In How to Read Nancy: The Elements of Comics in Three Easy Panels, Paul Karasik and Mark Newgarden carry out an extended discussion of comics through repeated analysis of the single Nancy strip by Ernie Bushmiller from August 8, 1959 (at the top of this post). They explain that “one of the least tangible yet most significant implements in the cartoonist’s toolbox is the varied use of rhythms.[…] One repetition makes a pair. But add another and the repetitions have become a series, the basic building block of all rhythm. A set of three has the smallest number of elements that can establish a pattern (as well as violate it). Three implies more to come” (134).

For this week’s sketch assignment, create your own triptych comic.

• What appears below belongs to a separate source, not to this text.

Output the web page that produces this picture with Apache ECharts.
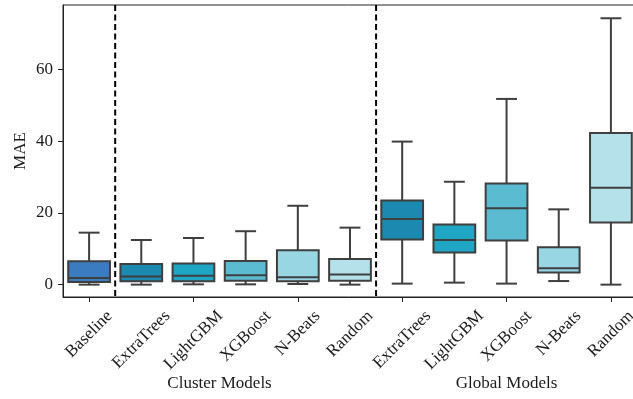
<!DOCTYPE html>
<html><head><meta charset="utf-8">
<script src="https://cdn.jsdelivr.net/npm/echarts@6/dist/echarts.min.js"></script>
<style>html,body{margin:0;padding:0;background:#fff}#c{width:633px;height:399px}</style>
</head><body><div id="c"></div>
<script>
// ---- data ----
const categories = ['Baseline','ExtraTrees','LightGBM','XGBoost','N-Beats','Random','ExtraTrees','LightGBM','XGBoost','N-Beats','Random'];
const whiskerLow  = [0, 0, 0.08, 0.08, 0.17, 0, 0.28, 0.56, 0.28, 1.0, 0];
const quartile1   = [0.73, 0.92, 0.92, 1.1, 0.92, 1.1, 12.6, 8.93, 12.3, 3.35, 17.3];
const medians     = [1.85, 2.3, 2.5, 2.6, 2.04, 2.8, 18.3, 12.45, 21.3, 4.6, 27.0];
const quartile3   = [6.5, 5.75, 5.86, 6.6, 9.6, 7.15, 23.5, 16.8, 28.2, 10.4, 42.3];
const whiskerHigh = [14.5, 12.45, 13.0, 14.9, 22.0, 15.9, 39.9, 28.7, 51.8, 21.0, 74.3];
const yTicks = [0, 20, 40, 60];
const groupNames = ['Cluster Models', 'Global Models'];
const groupFirst = [0, 6];
const groupLast  = [5, 10];
const separatorsAfter = [0, 5];

// ---- styles ----
const boxColors = ['#3b7bbf','#1b89b0','#1ea6c4','#5bbcd1','#99d6e3','#b5e2ea','#1b89b0','#1ea6c4','#5bbcd1','#99d6e3','#b5e2ea'];
const FONT = '"Liberation Serif", "DejaVu Serif", serif';
const FS = 17;
const TEXT = '#1a1a1a';
const EDGE = '#3f3f3f';

const chart = echarts.init(document.getElementById('c'), null, {renderer: 'canvas'});
const boxData = categories.map((c, i) => [i, whiskerLow[i], quartile1[i], medians[i], quartile3[i], whiskerHigh[i]]);
const sepData = separatorsAfter.map(i => [i, 0]);

function renderBox(params, api) {
  const i = api.value(0);
  const lo = api.coord([i, api.value(1)]);
  const b1 = api.coord([i, api.value(2)]);
  const md = api.coord([i, api.value(3)]);
  const b3 = api.coord([i, api.value(4)]);
  const hi = api.coord([i, api.value(5)]);
  const bw = api.size([1, 0])[0] * 0.8;
  const x = lo[0];
  const st = {stroke: EDGE, lineWidth: 2, fill: null};
  return {type: 'group', children: [
    {type: 'line', shape: {x1: x, y1: b3[1], x2: x, y2: hi[1]}, style: st},
    {type: 'line', shape: {x1: x, y1: lo[1], x2: x, y2: b1[1]}, style: st},
    {type: 'line', shape: {x1: x - bw / 4, y1: hi[1], x2: x + bw / 4, y2: hi[1]}, style: st},
    {type: 'line', shape: {x1: x - bw / 4, y1: lo[1], x2: x + bw / 4, y2: lo[1]}, style: st},
    {type: 'rect', shape: {x: x - bw / 2, y: b3[1], width: bw, height: b1[1] - b3[1]},
      style: {fill: boxColors[i], stroke: EDGE, lineWidth: 2}},
    {type: 'line', shape: {x1: x - bw / 2, y1: md[1], x2: x + bw / 2, y2: md[1]}, style: st}
  ]};
}

function renderSep(params, api) {
  const i = api.value(0);
  const xa = api.coord([i, 0])[0];
  const xb = api.coord([i + 1, 0])[0];
  const x = (xa + xb) / 2;
  const cs = params.coordSys;
  return {type: 'line', shape: {x1: x, y1: cs.y, x2: x, y2: cs.y + cs.height},
    style: {stroke: '#000', lineWidth: 2, lineDash: [6, 3.5]}};
}

chart.setOption({
  animation: false,
  grid: {left: 63, right: -4, top: 5, bottom: 102, containLabel: false, outerBoundsMode: 'none',
    show: true, borderColor: '#222', borderWidth: 1, backgroundColor: 'transparent'},
  xAxis: {
    type: 'category', data: categories,
    axisLine: {onZero: false, lineStyle: {color: '#222', width: 1}},
    axisTick: {show: true, alignWithLabel: true, length: 5, lineStyle: {color: '#222'}},
    axisLabel: {show: false},
    splitLine: {show: false}
  },
  yAxis: {
    type: 'value', min: -3.45, max: 78,
    name: 'MAE', nameLocation: 'middle', nameGap: 34, nameMoveOverlap: false,
    nameTextStyle: {fontFamily: FONT, fontSize: FS, color: TEXT},
    axisLine: {show: true, lineStyle: {color: '#222', width: 1}},
    axisTick: {show: true, length: 5, customValues: yTicks, lineStyle: {color: '#222'}},
    axisLabel: {customValues: yTicks, margin: 10, fontFamily: FONT, fontSize: FS, color: TEXT},
    splitLine: {show: false}
  },
  series: [
    {type: 'custom', data: boxData, encode: {x: 0, y: [1, 2, 3, 4, 5]}, renderItem: renderBox, clip: false, z: 2},
    {type: 'custom', data: sepData, encode: {x: 0, y: 1}, renderItem: renderSep, clip: false, z: 3}
  ]
});

// rotated category labels and group labels, placed from the axis scale
const ctx = document.createElement('canvas').getContext('2d');
const fontStr = FS + 'px ' + FONT;
ctx.font = fontStr;
const axisBottom = chart.convertToPixel({yAxisIndex: 0}, -3.45);
const labelTop = axisBottom + 12;
const s = Math.SQRT1_2;
const elements = categories.map((c, i) => {
  const x = chart.convertToPixel({xAxisIndex: 0}, i);
  const L = ctx.measureText(c).width;
  const h = FS * 0.75;
  const half = (L + h) * s / 2;
  return {type: 'text', x: x, y: labelTop + half, rotation: Math.PI / 4,
    style: {text: c, font: fontStr, fill: TEXT, align: 'center', verticalAlign: 'middle'}};
});
groupNames.forEach((g, k) => {
  const xa = chart.convertToPixel({xAxisIndex: 0}, groupFirst[k]);
  const xb = chart.convertToPixel({xAxisIndex: 0}, groupLast[k]);
  elements.push({type: 'text', x: (xa + xb) / 2, y: 384,
    style: {text: g, font: fontStr, fill: TEXT, align: 'center', verticalAlign: 'middle'}});
});
chart.setOption({graphic: {elements: elements}});
</script>
</body></html>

As you compose your triptych, I most want you to focus on creating a story with a very clear beginning, middle, and end. Your story can be minimalist, impressionistic, comic, dark, weird or whatever you want it to be — but make sure that each panel of the triptych moves that story forward from beginning to middle to end.

You can draw your triptych, or create one using photographs, maybe along similar lines as the webcomic A Softer World, which ran weekly for about twelve years starting in Feb 2003. Emily and Joey published 1248 comics in that time, each consisting of three panels with photographs and words superimposed on them – often it seems to be a single image cropped into three panels, but sometimes it’s three photos taken as a series – and then the title of the comic appears when you hover your mouse over the comic (creating space for a sort of fourth panel or commentary). The comics tend to be quite dark.

I’m looking for compact and playful storytelling through both images and words. It’s an opportunity for you to play with irony, humor, and/or wit.

Add a paragraph reflecting on your triptych comic. What choices did you make in crafting your narrative? Describe the composition process a little bit. What was challenging about this assignment? How is crafting this sort of comic strip different or similar to other writing you’ve done this semester?